By some measures, entrepreneurship in B.C. is under strain. The share of self-employment in total employment has dipped from 17–18 per cent during the decade to 2020 to a smidgeon over 15 per cent today. This trend is not unique to B.C. but is concerning nonetheless.

More telling is that the number of self-employed individuals who have paid help, a category that best captures the economic contributions of entrepreneurial activity, has declined as a share of the workforce, both in B.C. and some other provinces. Tiny one-person businesses without “paid help” do provide an array of goods and services, but they are not an important impetus to the growth of output, employment, or exports across the wider economy.

Relatedly, business dynamism is also waning. In B.C., the number of new businesses formed in 2023 was lower than in 2017, despite a steadily growing population. By contrast, most other provinces saw an increase in business entrants over the same period.

At the same time, business exits are rising. In 2023, there were more than 25,000 business exits in B.C., up 11 per cent from 2017. More recent monthly data suggest exits have continued to climb. Indeed, business exits in B.C. recently surpassed new entries—a development last seen (outside the pandemic) in 2009, following the global financial crisis.

All of this points to a problematic business climate, reflecting a mix of domestic policies that have raised business costs and discouraged investment, as well as the impact of external economic shocks (COVID, the 2022-24 inflation surge, and Trump’s tariff barrage). Policymakers should be paying attention to dwindling business dynamism and be alert to the dangers posed by a diminished appetite among firms and entrepreneurs for risk-taking.

This is a national issue, but the negative trends are particularly apparent in B.C., beginning around 2018. The timing coincides with a series of federal, provincial and municipal policy changes affecting business costs, including higher payroll taxes (notably B.C.’s Employer Health Tax), higher corporate income tax rates, steeper energy taxes, and steadily rising property and other real estate-related taxes and fees.
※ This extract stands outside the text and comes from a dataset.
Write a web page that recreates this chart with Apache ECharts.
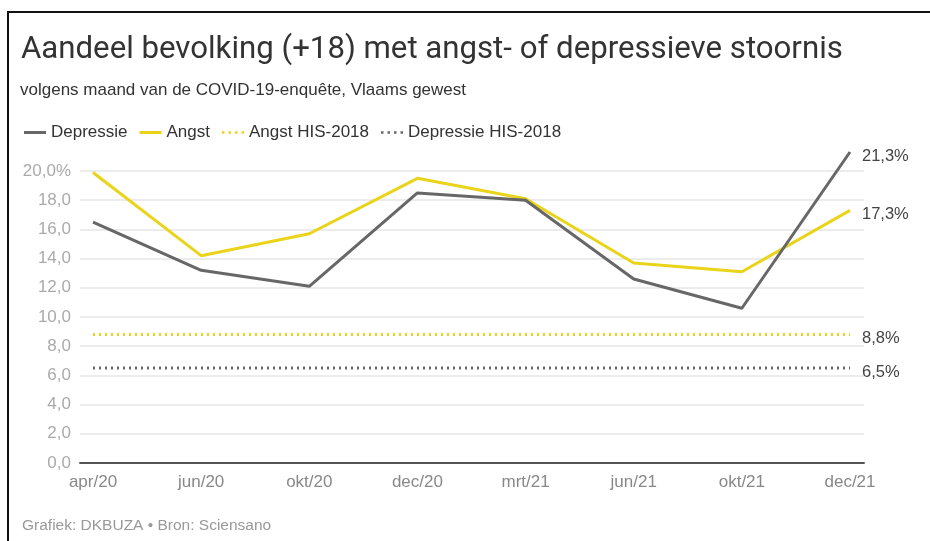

In British Columbia, these tax-driven cost pressures have been compounded by substantial increases in the cost and complexity of government regulation affecting large swathes of the private sector economy – including serial changes in the Labour Code, the Employment Standards Act, and WorkSafeBC regulations; the adoption of more stringent building codes and energy efficiency standards; and policy decisions that sharply reduced the supply of fibre for the forest industry.

Last year, Statistics Canada reported that a 37 per cent rise in federal regulatory restrictions between 2006 and 2021 reduced GDP growth by 1.7 per cent. Including the effects of B.C.’s mounting regulatory burden points to significantly larger cumulative hit to economic growth in this province.

In today’s environment, progress in advancing a handful of major projects will certainly deliver an economic boost. But without a stronger foundation of business formation, investment, and entrepreneurial activity, that will not be enough.